Not for the ski industry.
“We’re thrilled to have Lyle coming out here,” says Sam Anderson, an attorney
for the National Ski Areas Association, which lobbies on behalf of 325 ski
resorts nationwide. “Lyle’s attended our last two national conventions, and as a
result, he has a tremendous insight into our industry’s challenges and the
direction we’re going. The only negative is that we’re going to be losing him on
a national level.”
Off-road enthusiasts are just as happy about Laverty. “Last year we lost
sixty miles of road open to off-road vehicles,” says Adam Mehlberg, land-use
director of the Colorado Four-Wheel Drive Association. “But from what I’ve
heard, [Laverty] understands the way to balance environmental concerns without
limiting motorized recreation. And from our standpoint, the fact that he’s got a
recreational background as opposed to being an ‘-ologist’ is a good thing.”
Outdoor enthusiasts like Laverty used to be seen as friends of the
environment, but conservation groups increasingly contend that the growing
demand for outdoor recreation is wreaking havoc on national forests. They argue
that ski-resort construction, off-road vehicles and mountain bikers not only
drive reclusive animals out of their natural habitats, but also create trails
that irreversibly damage soil and plants. “There’s no shortage of favor for the
Forest Service from ski resorts and the like,” says Rocky Smith of the Colorado
Environmental Coalition. “Sometimes it seems like the Forest Service is acting
as an agent for the ski areas, especially since the Forest Service has been
promoting this sort of industrial-strength recreation.”

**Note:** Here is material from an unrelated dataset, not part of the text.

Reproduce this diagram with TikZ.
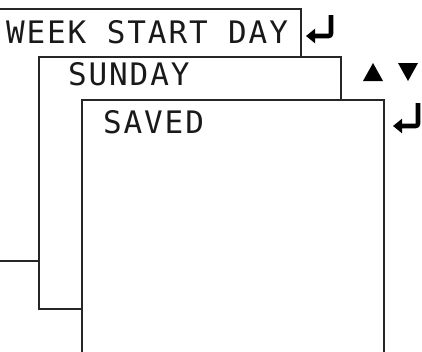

Colorado environmentalists are already firing warning shots at Laverty,
sending letters of concern and other documents to his D.C. office.

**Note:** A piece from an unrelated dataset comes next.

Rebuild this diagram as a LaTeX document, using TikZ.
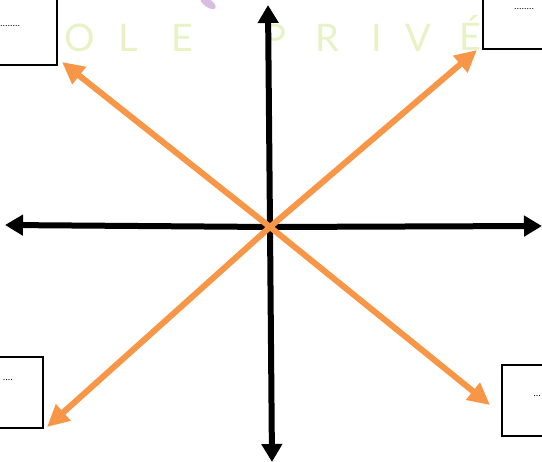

“I don’t have a problem with ski resorts or recreational trails,” says Jasper
Carlton, “but we’re afraid that Laverty is going to allow all-out development
and the forests won’t tolerate it.”
McClellan points to the impact caused by the 100,000 mountain bikers she
estimates visited Vail last summer.
“The mountain bike is dangerous,” she says, “because of its potential to get
people further into undisturbed backcountry--the last refuge for reclusive
species like the lynx and wolverine. Where a hiker can maybe get ten miles into
the backcountry, a biker can get forty and an off-road vehicle one hundred. When
you throw in skiing, the result is a year-round gridlock of recreation, which is
a greater threat to our lands than logging ever was. Twenty years from now,
forests harvested for timber will have grown back, but a trail will always be
there.
“If this kind of proliferation continues, which it looks like it will when
Laverty gets out here, I predict that we’ll have uniform saturation [of Forest
Service land] within two decades.”
Laverty wouldn’t call it “uniform saturation,” but he does speak of big
numbers.
“We estimate that by the year 2045 we’ll have 1.2 billion recreational visits
to our national forests,” he says. “The question we have to address is, how do
we prepare for that kind of use while making sure that the resource which draws
these visitors is protected? We’re going to find limits on what the land can
sustain.
“I look at it like an opera house. There are only so many seats available,
and when you exceed that, you’ve got to change the seating structure. Are we
going to turn people away or build stadium seating?”